Like his father, Solomon was a composer-king whose influence was far-reaching. His coronation inspired a musical celebration recorded as having a seismic impact on the land (1 Kings 1:39-40). We already read about the unmatched musical performance at the dedication of the first temple. 1 Kings 5:12 (1 Kings 4:32 in the King James Version) says Solomon wrote 1,005 songs. In modern musicological terms, no music historian would ignore that prolific a composer: We study Antonio Vivaldi’s 500 concerti, Domenico Scarlatti’s 550 keyboard sonatas and Franz Schubert’s 600 lieder. Not only did Solomon write the “song of songs” (Song of Solomon 1:1)—implying “the most beautiful song”—music is a common topic throughout his proverbs and an ever more frequent subject in his reflective book of Ecclesiastes (e.g. Ecclesiastes 2:8; 3:4; 7:5; 10:11; 12:4). His vast trade networks brought many goods from Egypt (2 Chronicles 9:21-28); secular sources say this included over 1,000 musical instruments.

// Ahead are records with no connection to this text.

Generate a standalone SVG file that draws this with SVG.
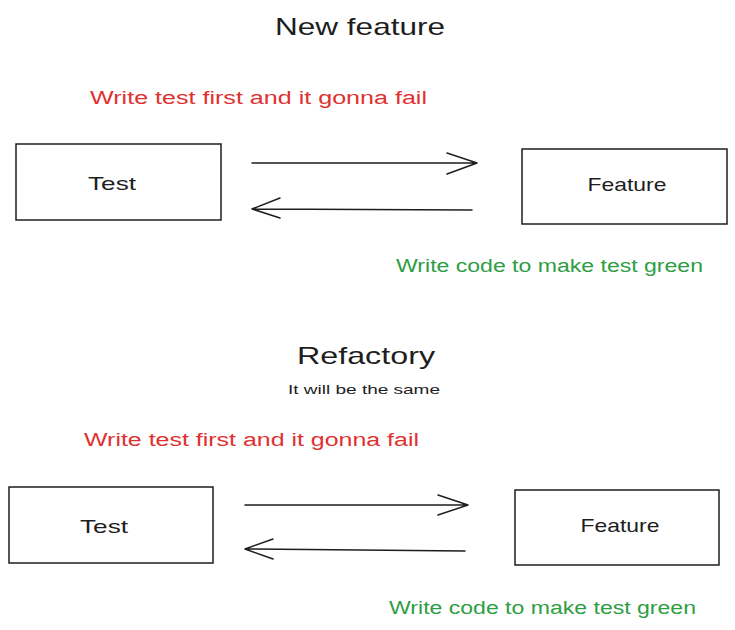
<svg xmlns="http://www.w3.org/2000/svg" width="735" height="630" viewBox="0 0 735 630">
<style>
.box{fill:none;stroke:#1e1e1e;stroke-width:1.5}
.ln{fill:none;stroke:#1e1e1e;stroke-width:1.5;stroke-linecap:round;stroke-linejoin:round}
.t{font-family:"Liberation Sans",Arial,sans-serif;fill:#1e1e1e}
.red{font-family:"Liberation Sans",Arial,sans-serif;fill:#e03131;font-size:18px}
.green{font-family:"Liberation Sans",Arial,sans-serif;fill:#2f9e44;font-size:18px}
</style>
<rect width="735" height="630" fill="#ffffff"/>
<text class="t" x="360" y="35" font-size="24" text-anchor="middle" textLength="170" lengthAdjust="spacingAndGlyphs">New feature</text>
<text class="red" x="90" y="104" textLength="337" lengthAdjust="spacingAndGlyphs">Write test first and it gonna fail</text>
<g id="test1"><rect class="box" x="16" y="144" width="205" height="76"/><text class="t" x="112" y="190" font-size="19" text-anchor="middle" textLength="48" lengthAdjust="spacingAndGlyphs">Test</text></g>
<g id="feature1"><rect class="box" x="522" y="149" width="205" height="75"/><text class="t" x="627" y="191" font-size="19" text-anchor="middle" textLength="79" lengthAdjust="spacingAndGlyphs">Feature</text></g>
<text class="green" x="396" y="272" textLength="307" lengthAdjust="spacingAndGlyphs">Write code to make test green</text>
<text class="t" x="366" y="364" font-size="24" text-anchor="middle" textLength="138" lengthAdjust="spacingAndGlyphs">Refactory</text>
<text class="t" x="364" y="394" font-size="13" text-anchor="middle" textLength="152" lengthAdjust="spacingAndGlyphs">It will be the same</text>
<text class="red" x="84" y="446" textLength="335" lengthAdjust="spacingAndGlyphs">Write test first and it gonna fail</text>
<g id="test2"><rect class="box" x="9" y="487" width="204" height="76"/><text class="t" x="104" y="533" font-size="19" text-anchor="middle" textLength="48" lengthAdjust="spacingAndGlyphs">Test</text></g>
<g id="feature2"><rect class="box" x="515" y="490" width="204" height="75"/><text class="t" x="620" y="532" font-size="19" text-anchor="middle" textLength="79" lengthAdjust="spacingAndGlyphs">Feature</text></g>
<text class="green" x="389" y="614" textLength="307" lengthAdjust="spacingAndGlyphs">Write code to make test green</text>
<g id="connectors">
<path class="ln" d="M252 163 L477 163 M447 153 L477 163 L447 174"/>
<path class="ln" d="M472 210 L252 209 M280 198 L252 209 L280 218"/>
<path class="ln" d="M245 505 L468 505 M438 495 L468 505 L438 515"/>
<path class="ln" d="M465 551 L245 549 M273 539 L245 549 L273 559"/>
</g>
</svg>
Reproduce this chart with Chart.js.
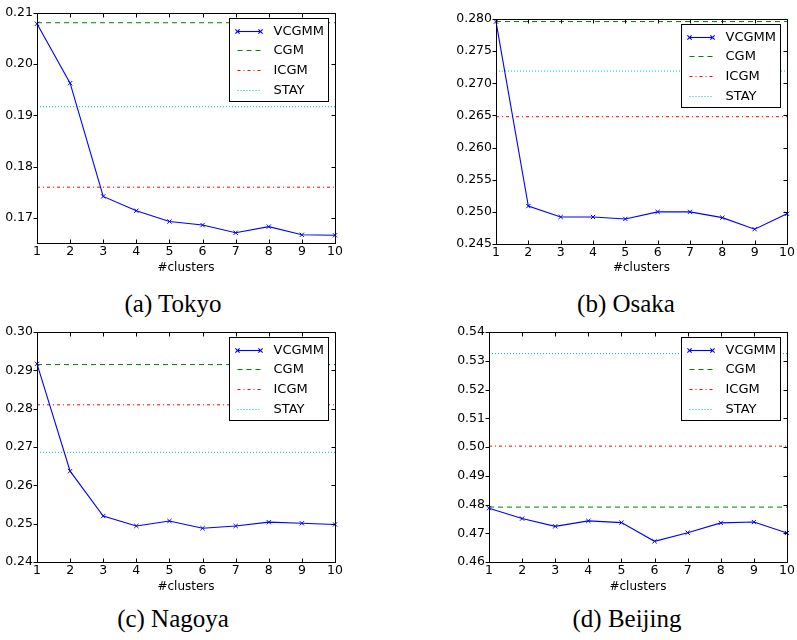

It was through the temple complex, however, that Solomon’s culture had its greatest impact regionally. It fulfilled his father’s desire that it be “of fame and of glory throughout all countries” (1 Chronicles 22:5).

The visit of the Queen of Sheba is a vivid illustration of how rulers of that day responded. 1 Kings 10:1-10 show her reaction was to not just the edifice itself but also its cultural activities. The result of this visit was a donation to the tune of roughly $130 million by today’s standards, plus spices and precious stones.

The verses that follow show another trade affiliation related to the musical culture: “And the king made of the sandal-wood pillars for the house of the Lord, and for the king’s house, harps also and psalteries for the singers; there came no such sandal-wood, nor was seen, unto this day” (verse 12). He had instruments crafted out of this precious wood of his day. 2 Chronicles 9:11, in speaking about these instruments, adds, “and there were none such seen before in the land of Judah.”

Another example of Israel’s musical impact on surrounding cultures can be found by harmonizing secular and biblical history in the time of King Hezekiah. When this king feared an invasion by Sennacherib, he sent the Assyrian king treasures from the temple and treasures from the king’s palace (see 2 Kings 18:14-16). Sennacherib’s relief shows that this included some of his own court musicians as part of the tribute. Musicians were indeed considered “treasures” of the king’s house!

In Music in Ancient Israel, Alfred Sendrey wrote that the “artistry of these singers” must have been exquisite “if Sennacherib valued them higher than the pillage and plundering of the enemy’s conquered capital city.”

Later, after Jerusalem had been plundered and taken to Babylon, we read an interesting demand on the Jewish captives. A psalmist recounted this history “[b]y the rivers of Babylon” (Psalm 137:1), where they hung their harps on willows (verse 2). Verse 3 states: “For there they that led us captive asked of us words of song, And our tormentors asked of us mirth: ‘Sing us one of the songs of Zion.’” These were a remarkable people. Not only did they claim to have “the Lord’s song” (verse 4), the Babylonian captors wanted the Jews to sing Zion’s songs. This nation was renowned for its musical achievements, and their music was an enviable commodity!

Resilient Traditions

Under the light of biblical music history, we see an incredible civilization. The ancient Hebrews not only valued music, the biblical record (corroborated by secular sources) shows they cultivated it for centuries in an incomparable way. It was so ensconced in Hebrew society that it survived through the darkest of periods—even the 70-year hanging-harps-on-the-willow hiatus in Babylon, as the books of Ezra and Nehemiah bear out.

Before that, rich musical instruction emerged in the days of Samuel after the dark centuries under the judges. There was David’s rather prolific output while on the run from Saul. Later, the temple musical traditions thrived despite the six-year tyranny under the usurper Athaliah. Truly, the Hebrews were a people who reflected the characteristics of their great Creator and Artist. As Psalm 22:4 states, it was as though God Himself was “enthroned upon the praises of Israel.”